Mitsui’s symbolic port project in Hai Phong, which is being jointly undertaken by the Vietnamese government and others, will start operations in 2018 and double the capacity of the existing port that serves the growing electronics hub near Hanoi.

In an interview with the Financial Times, Junichiro Ikeda, Mitsui OSK president, confirmed that his company’s decision was a response to the rising number of Japanese manufacturers closing factories in southern China and moving production to the lower-cost hubs of Vietnam.

“It’s not a guess, it’s a fact. I’m 100 per cent sure that Vietnam will be expanding more,” said Mr Ikeda. Previous calculations, he added, had tended to view the region’s manufacturing economy as “China plus one” — the “plus one” being any one of several emerging South East Asian economies.

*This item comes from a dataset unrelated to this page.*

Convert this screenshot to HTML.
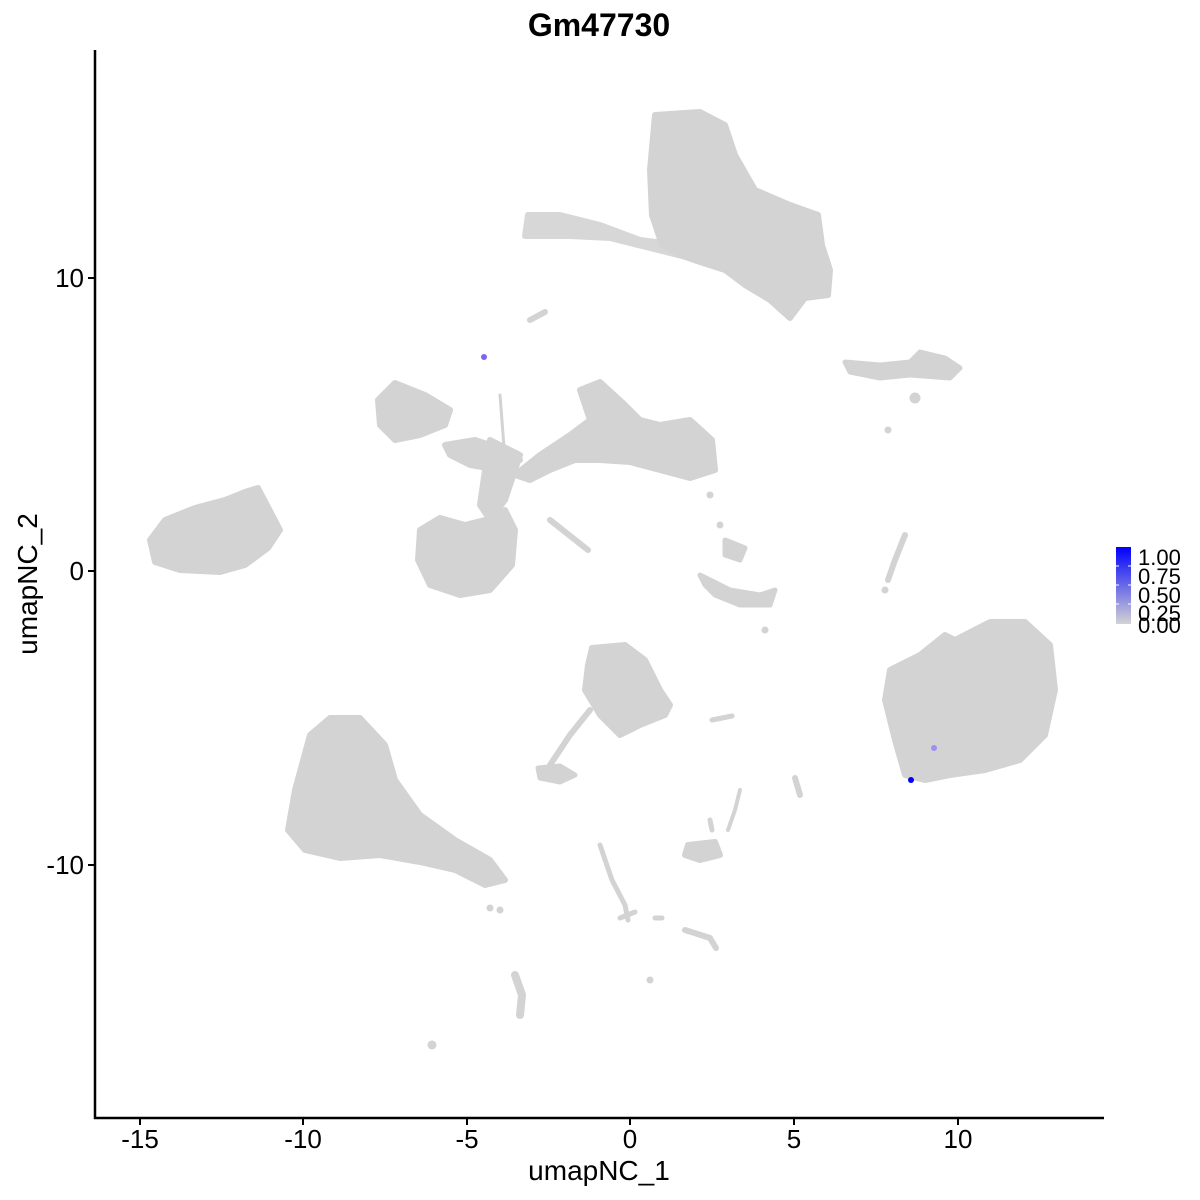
<!DOCTYPE html>
<html><head><style>
body{margin:0;background:#fff}
svg{display:block}
text{font-family:"Liberation Sans",sans-serif}
</style></head><body>
<svg width="1200" height="1200" viewBox="0 0 1200 1200" xmlns="http://www.w3.org/2000/svg">
<defs>
<linearGradient id="lg" x1="0" y1="1" x2="0" y2="0">
<stop offset="0" stop-color="#D3D3D3"/><stop offset="1" stop-color="#0000FF"/>
</linearGradient>
</defs>
<g fill="#D3D3D3" stroke="#D3D3D3" stroke-linejoin="round" stroke-linecap="round">
<path d="M655,115 L700,112 L725,125 L735,155 L755,190 L790,205 L818,215 L822,245 L830,270 L828,295 L805,298 L790,318 L770,300 L745,285 L725,270 L700,262 L680,255 L662,245 L652,215 L650,170 Z" stroke-width="6"/>
<path d="M528,215 L560,215 L600,225 L640,240 L680,245 L690,258 L650,248 L610,238 L570,236 L525,236 Z" stroke-width="6" opacity="0.9"/>
<path d="M530,320 L545,312" fill="none" stroke-width="6"/>
<path d="M845,362 L880,365 L910,362 L920,352 L945,358 L960,368 L950,378 L910,375 L880,378 L850,372 Z" stroke-width="5"/>
<circle cx="915" cy="398" r="5"/><circle cx="888" cy="430" r="3"/>
<path d="M150,540 L165,520 L195,508 L225,500 L245,492 L258,488 L280,530 L268,548 L245,565 L220,572 L180,570 L155,562 Z" stroke-width="6"/>
<path d="M378,400 L395,383 L425,395 L450,410 L445,425 L420,435 L395,440 L380,425 Z" stroke-width="6"/>
<path d="M445,445 L475,440 L505,450 L520,460 L500,470 L470,465 L450,455 Z" stroke-width="6"/>
<path d="M580,390 L600,382 L625,405 L640,420 L660,425 L690,420 L712,440 L715,470 L690,478 L660,470 L630,462 L600,460 L575,460 L550,470 L530,480 L515,475 L540,455 L570,435 L590,420 Z" stroke-width="6"/>
<path d="M490,440 L520,455 L505,500 L490,520 L480,505 L485,470 Z" stroke-width="6"/>
<path d="M420,530 L440,518 L465,525 L485,520 L505,510 L515,530 L512,565 L490,590 L460,595 L430,585 L418,560 Z" stroke-width="6"/>
<path d="M550,520 L588,550" fill="none" stroke-width="6"/>
<path d="M500,395 L505,460" fill="none" stroke-width="3"/>
<path d="M725,540 L745,548 L740,560 L725,555 Z" stroke-width="5"/>
<path d="M700,575 L730,590 L760,595 L775,590 L770,605 L740,605 L715,595 L705,585 Z" stroke-width="5"/>
<path d="M905,535 L895,560 L888,580" fill="none" stroke-width="6"/>
<circle cx="720" cy="525" r="3"/><circle cx="885" cy="590" r="3"/><circle cx="765" cy="630" r="3"/>
<path d="M955,640 L990,622 L1025,622 L1050,645 L1055,690 L1045,735 L1020,760 L985,770 L950,775 L925,780 L905,775 L895,740 L885,700 L890,670 L920,655 L945,635 Z" stroke-width="6"/>
<path d="M592,648 L625,645 L645,660 L660,690 L670,705 L665,715 L640,725 L620,735 L600,715 L585,690 L588,665 Z" stroke-width="6"/>
<path d="M590,710 L570,735 L550,765" fill="none" stroke-width="6"/>
<path d="M538,768 L560,766 L575,775 L560,782 L540,778 Z" stroke-width="5"/>
<path d="M712,720 L732,716" fill="none" stroke-width="5"/>
<path d="M795,778 L800,795" fill="none" stroke-width="6"/>
<path d="M740,790 L735,810 L728,830" fill="none" stroke-width="4"/>
<path d="M710,820 L712,830" fill="none" stroke-width="5"/>
<path d="M688,845 L715,842 L720,855 L700,860 L685,855 Z" stroke-width="6"/>
<path d="M310,735 L330,718 L360,718 L385,745 L395,780 L420,815 L455,840 L490,860 L505,880 L485,885 L455,870 L420,862 L380,855 L340,858 L305,850 L288,830 L295,790 Z" stroke-width="6"/>
<circle cx="490" cy="908" r="3"/><circle cx="500" cy="910" r="3"/>
<path d="M600,845 L612,880 L625,905 L628,920" fill="none" stroke-width="5"/>
<path d="M620,918 L635,912" fill="none" stroke-width="5"/>
<path d="M655,918 L662,918" fill="none" stroke-width="5"/>
<path d="M685,930 L710,938 L716,948" fill="none" stroke-width="6"/>
<path d="M515,975 L522,995 L520,1015" fill="none" stroke-width="8"/>
<circle cx="650" cy="980" r="3"/><circle cx="432" cy="1045" r="4"/>
<circle cx="710" cy="495" r="3"/>
</g>
<circle cx="484" cy="357" r="3" fill="#7A66F5"/>
<circle cx="934" cy="748" r="3" fill="#9E8FF0"/>
<circle cx="911" cy="780" r="3" fill="#0000FF"/>
<g stroke="#000" stroke-width="2.5">
<line x1="95" y1="50" x2="95" y2="1119"/>
<line x1="94" y1="1118" x2="1104" y2="1118"/>
</g>
<g stroke="#000" stroke-width="2">
<line x1="140" y1="1118" x2="140" y2="1125"/><line x1="303" y1="1118" x2="303" y2="1125"/>
<line x1="467" y1="1118" x2="467" y2="1125"/><line x1="630" y1="1118" x2="630" y2="1125"/>
<line x1="794" y1="1118" x2="794" y2="1125"/><line x1="958" y1="1118" x2="958" y2="1125"/>
<line x1="88" y1="278" x2="95" y2="278"/><line x1="88" y1="571" x2="95" y2="571"/><line x1="88" y1="865" x2="95" y2="865"/>
</g>
<g font-size="26" fill="#000" text-anchor="middle">
<text x="140" y="1148">-15</text><text x="303" y="1148">-10</text><text x="467" y="1148">-5</text>
<text x="630" y="1148">0</text><text x="794" y="1148">5</text><text x="958" y="1148">10</text>
</g>
<g font-size="26" fill="#000" text-anchor="end">
<text x="84" y="287">10</text><text x="84" y="580">0</text><text x="84" y="874">-10</text>
</g>
<text x="599" y="1180" font-size="28" text-anchor="middle">umapNC_1</text>
<text transform="translate(37,584) rotate(-90)" font-size="28" text-anchor="middle">umapNC_2</text>
<text x="599" y="36" font-size="32" font-weight="bold" text-anchor="middle">Gm47730</text>
<rect x="1116" y="547" width="15" height="77" fill="url(#lg)"/>
<g stroke="#fff" stroke-width="1">
<line x1="1116" y1="566" x2="1119" y2="566"/><line x1="1128" y1="566" x2="1131" y2="566"/>
<line x1="1116" y1="585" x2="1119" y2="585"/><line x1="1128" y1="585" x2="1131" y2="585"/>
<line x1="1116" y1="604" x2="1119" y2="604"/><line x1="1128" y1="604" x2="1131" y2="604"/>
</g>
<g font-size="22" fill="#000">
<text x="1138" y="565">1.00</text><text x="1138" y="584">0.75</text><text x="1138" y="603">0.50</text>
<text x="1138" y="621">0.25</text><text x="1138" y="633">0.00</text>
</g>
</svg>
</body></html>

“That has changed. What is happening now is not ‘China plus one’, but ‘not China’.”

Since anti-Japanese protests thronged the streets of big Chinese cities in 2012, the pace of Japanese investment in Asean has intensified dramatically, some of that at the direct expense of expansion in China. Japanese FDIs into Asean last year were worth more than $20bn, according to government data, and exceeded FDIs into China and Hong Kong for the third year running.

In its wide-ranging annual survey of Japanese companies with overseas operations, the Japan External Trade Organisation found that the proportion of companies with plans to expand operations in China had fallen below 40 per cent for the first time since the survey began in 1998.

A separate report published this year by the Mizuho Research Institute, which surveyed more than 1,000 Japanese manufacturers, found that Vietnam was by far the favourite destination for increased investment among the 12 signatories to the Trans-Pacific Partnership deal.

Vietnam was also the top destination among Japanese companies specifically thinking of shifting manufacturing out of China.

Rajiv Biswas, Asia Pacific Chief Economist at IHS Global Insight, said that Mitsui’s move fitted closely with the broader rethink on investment plans amid forecasts that combined gross domestic product of the Asean nations will rise from $2.6tn now to $5.8tn by 2025.

“Rising labour costs in China are really changing Japanese corporate perceptions of the role of Asean in their global supply chain,” said Mr Biswas, “I would particularly highlight Vietnam as the emerging hub of electronics. It is completely changing Vietnam’s macroeconomic prospects.”

Mr Biswas added that, in addition to its prospects as a hub for exports to Europe and the US, Vietnam would likely find its industry serving the growing end-market of Asean itself — a group whose population is soon expected to hit 700m.